Control of Corner Separation with Plasma Actuation in a High-Speed Compressor Cascade

Abstract

The performances of modern highly loaded compressors are limited by the corner separations. Plasma actuation is a typical active flow control methodology, which has been proven to be capable of controlling the corner separations in low-speed compressor cascades. The main purpose of this paper is to uncover the flow control law and the mechanism of high-speed compressor cascade corner separation control with plasma actuations. The control effects of the suction surface as well as the endwall plasma actuations in suppressing the high-speed compressor cascade flow separations are investigated with numerical methods. The main flow structures within the high-speed compressor cascade corner separation and the development of the corresponding flow loss are investigated firstly.
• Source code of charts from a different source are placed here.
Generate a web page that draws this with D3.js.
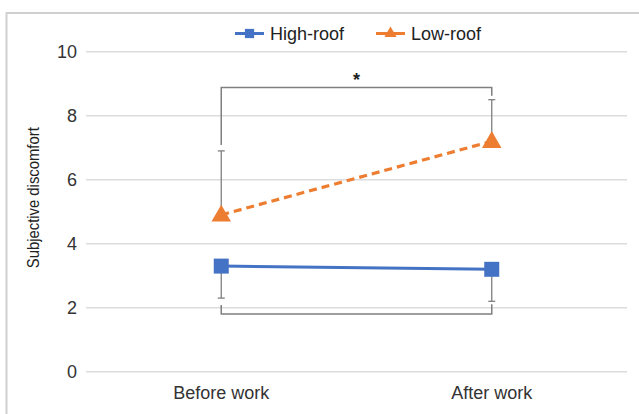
<!DOCTYPE html>
<html>
<head>
<meta charset="utf-8">
<script src="https://cdn.jsdelivr.net/npm/d3@7"></script>
<style>
  html, body { margin: 0; padding: 0; background: #fff; }
  svg { display: block; font-family: "Liberation Sans", Arial, sans-serif; }
</style>
</head>
<body>
<svg id="chart" width="639" height="414"></svg>
<script>
// Time points and mean discomfort per roof condition
const categories = ["Before work", "After work"];
const highRoof = [3.3, 3.2];
const lowRoof = [4.9, 7.2];
// Standard deviations (drawn one-sided: low-roof upward, high-roof downward)
const highRoofSD = [1.0, 1.0];
const lowRoofSD = [2.0, 1.3];
const yTicks = [0, 2, 4, 6, 8, 10];
const seriesNames = ["High-roof", "Low-roof"];
// Significance brackets: level in data units, label
const topBracket = { level: 8.88, label: "*" };
const bottomBracket = { level: 1.8, label: "" };

const blue = "#4472C4", orange = "#ED7D31", gray = "#7f7f7f";

const svg = d3.select("#chart");

// Outer frame
svg.append("rect")
  .attr("x", 6.5).attr("y", 13).attr("width", 700).attr("height", 500)
  .attr("fill", "none").attr("stroke", "#d0d0d0").attr("stroke-width", 2);

const plot = { left: 86, right: 627, top: 51.7, bottom: 371.7 };

const x = d3.scaleBand().domain(categories).range([plot.left, plot.right]);
const cx = c => x(c) + x.bandwidth() / 2;
const y = d3.scaleLinear().domain([0, 10]).range([plot.bottom, plot.top]);

// Gridlines
svg.append("g").selectAll("line").data(yTicks).join("line")
  .attr("x1", plot.left).attr("x2", plot.right)
  .attr("y1", d => y(d)).attr("y2", d => y(d))
  .attr("stroke", "#dcdcdc").attr("stroke-width", 1.5);

// Y axis tick labels
const yAxis = svg.append("g")
  .attr("transform", `translate(${plot.left},0)`)
  .call(d3.axisLeft(y).tickValues(yTicks).tickSize(0).tickPadding(9));
yAxis.select(".domain").remove();
yAxis.selectAll("text")
  .attr("font-size", 18).attr("fill", "#333")
  .attr("font-family", "Liberation Sans, Arial, sans-serif");

// X axis labels
const xAxis = svg.append("g")
  .attr("transform", `translate(0,${plot.bottom})`)
  .call(d3.axisBottom(x).tickSize(0).tickPadding(15));
xAxis.select(".domain").remove();
xAxis.selectAll("text")
  .attr("font-size", 18).attr("fill", "#333")
  .attr("font-family", "Liberation Sans, Arial, sans-serif");

// Y axis title
svg.append("text")
  .attr("transform", `translate(39,${(y(0) + y(10)) / 2 - 14}) rotate(-90)`)
  .attr("text-anchor", "middle")
  .attr("font-size", 16.5).attr("fill", "#222")
  .attr("textLength", 141).attr("lengthAdjust", "spacingAndGlyphs")
  .text("Subjective discomfort");

// Error bars
function errorBars(means, sds, dir) {
  const g = svg.append("g").attr("stroke", gray).attr("stroke-width", 1.3);
  categories.forEach((c, i) => {
    const end = means[i] + dir * sds[i];
    g.append("line").attr("x1", cx(c)).attr("x2", cx(c))
      .attr("y1", y(means[i])).attr("y2", y(end));
    g.append("line").attr("x1", cx(c) - 3.5).attr("x2", cx(c) + 3.5)
      .attr("y1", y(end)).attr("y2", y(end));
  });
}
errorBars(lowRoof, lowRoofSD, 1);
errorBars(highRoof, highRoofSD, -1);

// Brackets
function bracket(level, ends, label) {
  const g = svg.append("g");
  const x0 = cx(categories[0]), x1 = cx(categories[1]);
  g.append("path")
    .attr("d", `M${x0},${ends[0]} V${y(level)} H${x1} V${ends[1]}`)
    .attr("fill", "none").attr("stroke", gray).attr("stroke-width", 1.5);
  if (label) {
    g.append("text")
      .attr("x", (x0 + x1) / 2).attr("y", y(level) - 2)
      .attr("text-anchor", "middle")
      .attr("font-size", 18).attr("font-weight", "bold").attr("fill", "#222")
      .text(label);
  }
}
bracket(topBracket.level,
  [y(lowRoof[0] + lowRoofSD[0]) - 6, y(lowRoof[1] + lowRoofSD[1]) - 4],
  topBracket.label);
bracket(bottomBracket.level,
  [y(highRoof[0] - highRoofSD[0]) + 7, y(highRoof[1] - highRoofSD[1]) + 3],
  bottomBracket.label);

// Lines
const line = d3.line().x((d, i) => cx(categories[i])).y(d => y(d));
svg.append("path").datum(highRoof).attr("d", line)
  .attr("fill", "none").attr("stroke", blue).attr("stroke-width", 3);
svg.append("path").datum(lowRoof).attr("d", line)
  .attr("fill", "none").attr("stroke", orange).attr("stroke-width", 3.2)
  .attr("stroke-dasharray", "8,5");

// Markers
const square = d3.symbol().type(d3.symbolSquare);
const triangle = d3.symbol().type(d3.symbolTriangle);
svg.append("g").selectAll("path").data(highRoof).join("path")
  .attr("d", square.size(225)())
  .attr("transform", (d, i) => `translate(${cx(categories[i])},${y(d)})`)
  .attr("fill", blue);
svg.append("g").selectAll("path").data(lowRoof).join("path")
  .attr("d", triangle.size(165)())
  .attr("transform", (d, i) => `translate(${cx(categories[i])},${y(d) + 1})`)
  .attr("fill", orange);

// Legend
const legend = svg.append("g");
const legendItems = [
  { name: seriesNames[0], color: blue, sym: square.size(85)(), x: 235 },
  { name: seriesNames[1], color: orange, sym: triangle.size(65)(), x: 376 }
];
legendItems.forEach(it => {
  const g = legend.append("g").attr("transform", `translate(${it.x},33.5)`);
  g.append("line").attr("x1", 0).attr("x2", 29).attr("y1", 0).attr("y2", 0)
    .attr("stroke", it.color).attr("stroke-width", 3);
  g.append("path").attr("d", it.sym).attr("transform", "translate(14.5,0)")
    .attr("fill", it.color);
  g.append("text").attr("x", 35).attr("y", 6.5)
    .attr("font-size", 18).attr("fill", "#222")
    .text(it.name);
});
</script>
</body>
</html>
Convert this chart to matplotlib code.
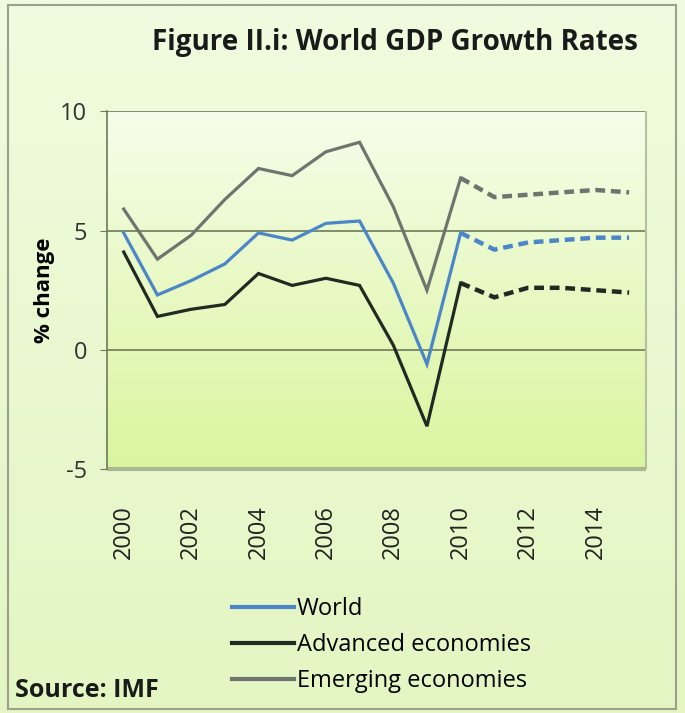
import numpy as np
import matplotlib.pyplot as plt
from matplotlib.lines import Line2D
from matplotlib.patches import Rectangle
from matplotlib.colors import LinearSegmentedColormap

years = list(range(2000, 2016))
world = [4.9, 2.3, 2.9, 3.6, 4.9, 4.6, 5.3, 5.4, 2.8, -0.6, 4.9, 4.2, 4.5, 4.6, 4.7, 4.7]
advanced = [4.1, 1.4, 1.7, 1.9, 3.2, 2.7, 3.0, 2.7, 0.2, -3.2, 2.8, 2.2, 2.6, 2.6, 2.5, 2.4]
emerging = [5.9, 3.8, 4.8, 6.3, 7.6, 7.3, 8.3, 8.7, 6.0, 2.5, 7.2, 6.4, 6.5, 6.6, 6.7, 6.6]
series_names = ["World", "Advanced economies", "Emerging economies"]
xtick_labels = [str(y) for y in range(2000, 2016, 2)]
yticks = [-5, 0, 5, 10]
proj_start = 2010

colors = {"World": "#4a86c8", "Advanced economies": "#1f2a22", "Emerging economies": "#6e746f"}

fig = plt.figure(figsize=(6.85, 7.13), dpi=100)
bg = fig.add_axes([0, 0, 1, 1], zorder=-10)
grad = np.linspace(0, 1, 256).reshape(-1, 1)
cm_fig = LinearSegmentedColormap.from_list("f", ["#f1fbdf", "#e3f6c2"])
bg.imshow(grad, aspect="auto", cmap=cm_fig, extent=[0, 1, 0, 1], origin="upper")
bg.add_patch(Rectangle((0.012, 0.006), 0.975, 0.987, fill=False, edgecolor="#9aa08f", linewidth=1.5))
bg.set_xlim(0, 1); bg.set_ylim(0, 1)
bg.axis("off")

ax = fig.add_axes([0.156, 0.342, 0.787, 0.502])
x = np.arange(len(years))
cm_ax = LinearSegmentedColormap.from_list("a", ["#f6fdea", "#daf59e"])
ax.imshow(grad, aspect="auto", cmap=cm_ax, extent=[-0.5, len(years) - 0.5, -5, 10], origin="upper", zorder=0)
ax.set_xlim(-0.5, len(years) - 0.5)
ax.set_ylim(-5, 10)

for y in [0, 5, 10]:
    ax.axhline(y, color="#6d7a5a", linewidth=1.2, zorder=1)

ip = years.index(proj_start)
for name, vals in zip(series_names, [world, advanced, emerging]):
    c = colors[name]
    ax.plot(x[:ip + 1], vals[:ip + 1], color=c, linewidth=2.3, zorder=3, solid_joinstyle="miter")
    ax.plot(x[ip:], vals[ip:], color=c, linewidth=3.2, linestyle=(0, (2.2, 1.3)), zorder=3)

ax.set_yticks(yticks)
ax.set_yticklabels([str(v) for v in yticks], fontsize=17, color="#333333", family="Open Sans")
ax.set_xticks(x[::2])
ax.set_xticklabels(xtick_labels, rotation=90, fontsize=17, color="#222222", family="Open Sans")
ax.tick_params(axis="x", length=0, pad=26)
ax.tick_params(axis="y", length=5, color="#6d7a5a", pad=9)
for s in ["top", "right", "bottom"]:
    ax.spines[s].set_visible(False)
ax.spines["left"].set_color("#6d7a5a")
ax.spines["left"].set_linewidth(1.2)
ax.add_patch(Rectangle((len(years) - 0.5, -5), 0.0, 15, fill=False, edgecolor="#b5c0a0", lw=1.5, clip_on=False))
ax.add_patch(Rectangle((-0.5, -5), len(years), 0, fill=False, edgecolor="#a8b890", lw=3, clip_on=False))

ax.set_ylabel("% change", fontsize=16, fontweight="bold", family="Open Sans", labelpad=4)

fig.text(0.577, 0.94, "Figure II.i: World GDP Growth Rates", fontsize=20, fontweight="bold",
         ha="center", va="center", family="Open Sans", color="#1a1a1a")

handles = [Line2D([], [], color=colors[n], linewidth=3) for n in series_names]
leg = fig.legend(handles, series_names, loc="center left", bbox_to_anchor=(0.339, 0.095),
                 frameon=False, handlelength=2.6, handletextpad=0.15, labelspacing=0.5,
                 borderpad=0, borderaxespad=0,
                 prop={"family": "Open Sans", "size": 17})
fig.text(0.022, 0.032, "Source: IMF", fontsize=18, fontweight="bold", family="Open Sans",
         ha="left", va="center", color="#1a1a1a")

fig.savefig("out.png", dpi=100)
Next, the performances of plasma actuations in suppressing the high-speed compressor cascade corner separation are studied. At last, the mechanisms behind the control effects of the suction surface and the endwall plasma actuations are discussed. Both the suction surface and the endwall plasma actuations can improve the high-speed compressor cascade static pressure rise coefficient, while reducing the corresponding total pressure loss and blockage coefficients. The suction surface plasma actuation can suppress not only the high-speed compressor cascade corner separation vortex but also the airfoil separation, so, compared to the endwall plasma actuation, the suction surface plasma actuation is more efficient in reducing the total pressure loss of the high-speed compressor cascade. However, through suppressing the development of the passage vortex, the endwall plasma actuation is more efficient in reducing the flow blockage and improving the static pressure rise of the high-speed compressor cascade.